By TPH Ambassador Eden Pessin

This summer’s show season is coming to a close so many people are looking for horses to buy or lease for next year. For many people, leasing is an awesome option, either as an owner or a rider.

Leasing out your own pony or horse can be a great way for your horse to continue working and be ridden or shown by somebody else, without you having to sell them. I have a pony I have owned for 4 years. I am not prepared to part with him, so I have leased him to a wonderful little girl who is having a blast with him. I still own him and am able to keep control long-term, but another kid is able to enjoy him, while I move on with my own riding.

Laurel Jarvis for Ringside Media

Leasing a horse for yourself is a great idea if you are growing out of ponies, moving up to new divisions, trying a different discipline, or if you are getting ready to leave for university. You can still love and have a wonderful horse to ride and show, but don’t have the pressure of selling by a deadline. You could lease a couple of horses over a few years and continue to move up divisions.

This year, I was very lucky to be able to lease an awesome Dutch warmblood, Rookie, to show me the ropes in Jumperland.

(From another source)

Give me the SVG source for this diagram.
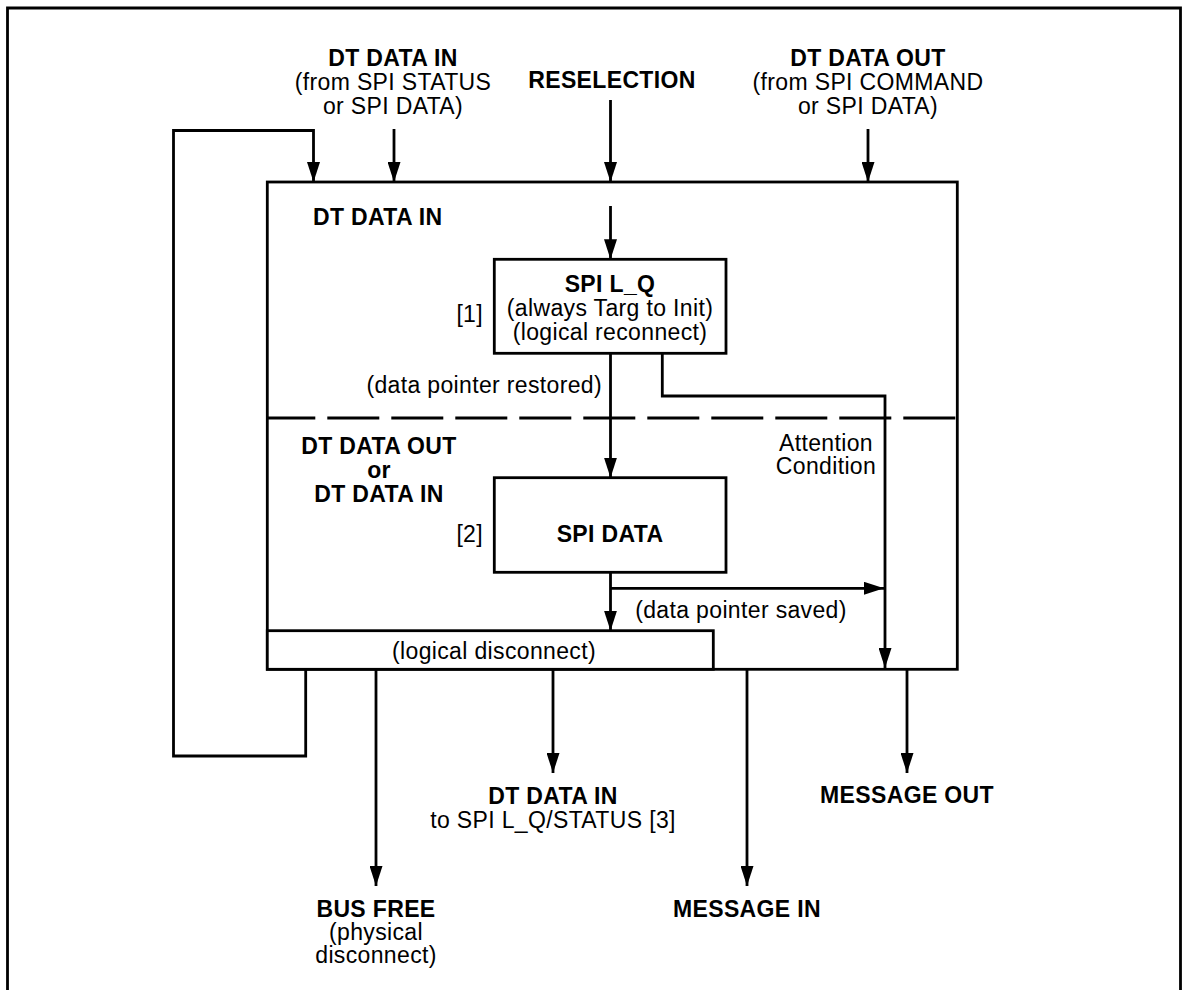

Last year, I leased a stunning Welsh x warmblood mare for my last official pony year.

Laurel Jarvis for Ringside Media

Leasing has allowed me to keep my favourite pony and allowed me to progress in my riding, without a long-term commitment.  Since I have been on both sides of a lease agreement, as an owner and as a leaser, I have come up with a few tips for anyone considering it:

Have a contract. A really good one.   The process of negotiating an agreement might feel awkward, but if everyone’s goal is to have a good experience, you should have no trouble being able to honestly express your needs and wants. Take the time to consider everything you would want to specify so there is no confusion down the road. The best prevention is good communication.  When we leased out my large pony, we asked several reputable trainers for their draft agreements and then combined and edited them into one that suited us best.  Then we had it reviewed by our own trainer.  Some people might even consider using a lawyer to write their agreement, if the horse is really valuable.

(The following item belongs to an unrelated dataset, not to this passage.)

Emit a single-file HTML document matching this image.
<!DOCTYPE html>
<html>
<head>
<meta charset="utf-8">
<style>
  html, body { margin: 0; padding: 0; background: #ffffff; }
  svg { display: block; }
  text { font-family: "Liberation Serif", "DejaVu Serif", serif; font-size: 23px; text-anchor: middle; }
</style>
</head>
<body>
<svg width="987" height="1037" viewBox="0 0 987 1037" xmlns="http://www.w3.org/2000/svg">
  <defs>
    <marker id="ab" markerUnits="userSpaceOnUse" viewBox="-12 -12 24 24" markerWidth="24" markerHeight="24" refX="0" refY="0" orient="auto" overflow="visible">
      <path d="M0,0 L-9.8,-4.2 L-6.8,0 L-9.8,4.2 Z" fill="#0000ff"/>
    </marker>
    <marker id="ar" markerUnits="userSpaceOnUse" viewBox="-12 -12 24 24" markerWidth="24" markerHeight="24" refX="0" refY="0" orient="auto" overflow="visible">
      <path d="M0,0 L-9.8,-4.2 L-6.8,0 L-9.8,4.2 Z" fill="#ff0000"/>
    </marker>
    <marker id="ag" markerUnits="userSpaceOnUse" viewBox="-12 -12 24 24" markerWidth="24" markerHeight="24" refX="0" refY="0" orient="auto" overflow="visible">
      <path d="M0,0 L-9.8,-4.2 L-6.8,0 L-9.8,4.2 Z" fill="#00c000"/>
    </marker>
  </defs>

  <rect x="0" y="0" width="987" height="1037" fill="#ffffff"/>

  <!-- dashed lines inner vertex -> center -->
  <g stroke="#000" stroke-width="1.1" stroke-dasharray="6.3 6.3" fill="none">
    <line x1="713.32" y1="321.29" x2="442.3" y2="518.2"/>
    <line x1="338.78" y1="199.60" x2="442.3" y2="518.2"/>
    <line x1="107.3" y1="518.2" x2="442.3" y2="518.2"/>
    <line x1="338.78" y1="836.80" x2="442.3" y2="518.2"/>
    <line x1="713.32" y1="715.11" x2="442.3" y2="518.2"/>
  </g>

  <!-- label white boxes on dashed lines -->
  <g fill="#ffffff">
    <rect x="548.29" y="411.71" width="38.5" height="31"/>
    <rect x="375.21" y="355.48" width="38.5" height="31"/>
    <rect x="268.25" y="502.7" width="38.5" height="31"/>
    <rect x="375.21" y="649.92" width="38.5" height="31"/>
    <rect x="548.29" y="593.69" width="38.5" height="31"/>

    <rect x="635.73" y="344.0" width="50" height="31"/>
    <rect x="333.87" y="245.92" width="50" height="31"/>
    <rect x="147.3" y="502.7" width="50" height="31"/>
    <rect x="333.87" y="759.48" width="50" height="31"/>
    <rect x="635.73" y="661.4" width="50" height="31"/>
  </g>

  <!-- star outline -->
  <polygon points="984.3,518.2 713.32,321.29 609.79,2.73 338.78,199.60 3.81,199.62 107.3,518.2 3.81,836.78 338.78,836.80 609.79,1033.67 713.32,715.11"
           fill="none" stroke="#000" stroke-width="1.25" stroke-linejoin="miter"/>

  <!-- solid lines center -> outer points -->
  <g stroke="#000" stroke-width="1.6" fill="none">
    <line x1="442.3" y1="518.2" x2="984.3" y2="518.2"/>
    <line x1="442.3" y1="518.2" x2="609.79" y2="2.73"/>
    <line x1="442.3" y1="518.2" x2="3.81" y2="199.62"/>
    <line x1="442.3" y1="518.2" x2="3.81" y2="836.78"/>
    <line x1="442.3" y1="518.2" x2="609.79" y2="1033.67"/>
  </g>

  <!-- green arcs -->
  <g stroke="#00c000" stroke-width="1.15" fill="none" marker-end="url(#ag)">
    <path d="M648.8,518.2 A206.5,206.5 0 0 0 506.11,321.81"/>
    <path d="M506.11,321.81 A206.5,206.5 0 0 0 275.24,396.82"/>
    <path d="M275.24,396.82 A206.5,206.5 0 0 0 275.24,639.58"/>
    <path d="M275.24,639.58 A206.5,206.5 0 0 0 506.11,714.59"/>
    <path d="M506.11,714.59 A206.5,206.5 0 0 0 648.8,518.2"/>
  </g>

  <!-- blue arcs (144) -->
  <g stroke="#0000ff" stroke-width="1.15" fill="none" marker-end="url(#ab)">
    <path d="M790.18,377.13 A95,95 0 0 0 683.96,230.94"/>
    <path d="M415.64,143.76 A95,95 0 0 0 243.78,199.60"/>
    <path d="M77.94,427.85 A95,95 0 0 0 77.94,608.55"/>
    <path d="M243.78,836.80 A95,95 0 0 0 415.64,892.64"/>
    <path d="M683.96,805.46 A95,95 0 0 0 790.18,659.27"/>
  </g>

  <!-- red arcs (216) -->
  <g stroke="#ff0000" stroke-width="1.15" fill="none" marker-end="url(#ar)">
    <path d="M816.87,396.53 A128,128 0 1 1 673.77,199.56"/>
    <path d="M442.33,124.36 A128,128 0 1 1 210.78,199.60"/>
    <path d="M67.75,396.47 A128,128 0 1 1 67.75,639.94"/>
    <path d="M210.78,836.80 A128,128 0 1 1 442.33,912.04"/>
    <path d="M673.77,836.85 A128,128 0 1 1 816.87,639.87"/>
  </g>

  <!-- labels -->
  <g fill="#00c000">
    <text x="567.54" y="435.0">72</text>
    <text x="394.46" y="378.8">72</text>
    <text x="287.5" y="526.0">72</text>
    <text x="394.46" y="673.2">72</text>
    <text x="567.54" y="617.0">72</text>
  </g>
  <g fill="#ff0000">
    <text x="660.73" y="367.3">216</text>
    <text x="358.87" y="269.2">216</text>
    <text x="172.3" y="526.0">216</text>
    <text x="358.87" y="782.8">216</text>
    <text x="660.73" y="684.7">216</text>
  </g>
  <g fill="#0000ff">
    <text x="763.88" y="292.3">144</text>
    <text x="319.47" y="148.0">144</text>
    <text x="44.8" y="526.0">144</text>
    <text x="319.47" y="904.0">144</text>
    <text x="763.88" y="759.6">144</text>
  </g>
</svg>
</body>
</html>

Treat the horse like it was your own.  You might only have the animal for a short time, but a great horse person will care about its long-term well-being. The pony I leased last year was green and my main goal was to set her up for a successful career.  My current lease horse is 19 and, although he is perfectly sound, my trainer and I always talk about the importance of guarding his soundness long-term, not just for the summer. I have enough respect for myself and love for him to not push him to breaking point just to win ribbons. I take care of my lease horses with the same consideration for their future as I would if I owned them.

Represent the horse well on social media. Make sure videos, photos, captions and nicknames are flattering. Everyone has difficult days or tough rides, but be thoughtful about the image you create for the horse. The owner and agent will appreciate your professionalism and it will help the horse go to another good trainer and home when it leaves you.  In the same way you care about your horse’s physical well-being, you should also care for how they are presented on the internet.

Be considerate of the other people in the agreement.  If you are the owner, try to not be a helicopter pony parent. Leave the leaser to quietly enjoy your horse. They won’t have your horse forever and you don’t want to deter future leasers by getting a reputation for being annoying.  If you are the leaser, send updates and pics, when you can. They will reassure the owner that their baby is well taken care of.  I have always invited the owners to come watch my horse shows. It means a lot to me when owners are happy I have their horse.

Whether you are the owner or the leaser, always put the horse first. One good year can turn into two. It is a great way to ride horses you could never afford to purchase or to keep horses you never want to sell.  Every lease is a really great way to make connections in the industry!